The joule (J) is the SI derived unit of energy, work, and heat. One joule equals the work done by a force of one newton acting over a distance of one metre (1 J = 1 N·m), or equivalently the energy transferred when one watt of power acts for one second (1 J = 1 W·s). In electrical terms, one joule equals one coulomb of charge moved through a potential difference of one volt (1 J = 1 C·V). The joule is anchored to the SI base units kilogram, metre and second through the relationship 1 J = 1 kg·m²·s⁻². Since the 2019 SI redefinition the joule is fixed via the Planck constant h = 6.62607015 × 10⁻³⁴ J·s exactly, with the kilogram derived from this anchoring rather than the historical artifact-based definition. The joule is the universal SI energy unit and replaces older heat-and-energy units (calorie, BTU, erg, foot-pound) in modern technical work.
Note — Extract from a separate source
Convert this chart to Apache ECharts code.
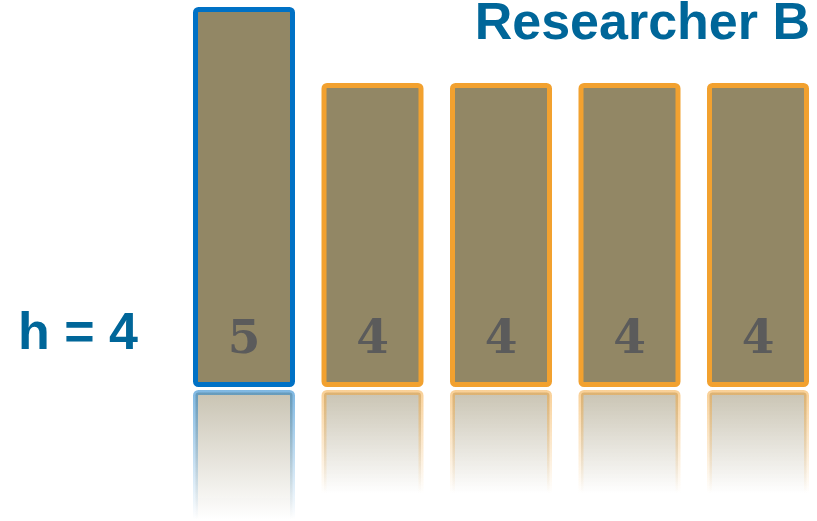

The joule is named after James Prescott Joule (1818-1889), the English physicist whose 1840s experiments on the mechanical equivalent of heat established that mechanical work and thermal energy are interconvertible quantities of the same physical type. Joule's most famous experiment used a falling weight to drive a paddle wheel in an insulated water tank, measuring the temperature rise per joule of mechanical work input — establishing the mechanical equivalent of heat at approximately 4.155 J per calorie (modern value 4.184 J per IT calorie). His paper "On the Mechanical Equivalent of Heat" presented to the British Association in 1843 was initially met with skepticism but became foundational to the first law of thermodynamics. The unit "joule" was formally adopted at the 2nd International Electrical Congress in 1889 (the year of Joule's death) and incorporated into the SI as the derived unit for energy at the 11th CGPM in 1960. The 2019 SI redefinition fixed the joule via the kilogram-Planck-constant chain through h = 6.62607015 × 10⁻³⁴ J·s exactly.

The joule appears across every modern scientific and engineering discipline. Physics and chemistry research universally denominate energy in joules (or kJ for chemical-bond energies and reaction enthalpies, MJ for combustion-energy figures). Mechanical engineering uses joules for kinetic-energy and work calculations: a 1500 kg car at 100 km/h has a kinetic energy of 579 kJ. Electrical engineering uses joules at the device level (Wh and kWh for billing and inventory but joule-second is the canonical unit-time relationship). Food science and nutrition labelling under EU Regulation 1169/2011 mandate kJ-and-kcal dual-display on every prepacked food sold in the EU, replacing the older kcal-only convention. Particle physics uses electron-volts (eV) for individual-particle energies but the underlying calculations preserve the joule via the 1.602176634 × 10⁻¹⁹ J/eV conversion factor. Thermodynamics, materials science, atmospheric chemistry, and combustion engineering all operate in joules through their underlying equations even when display values are rendered in legacy units.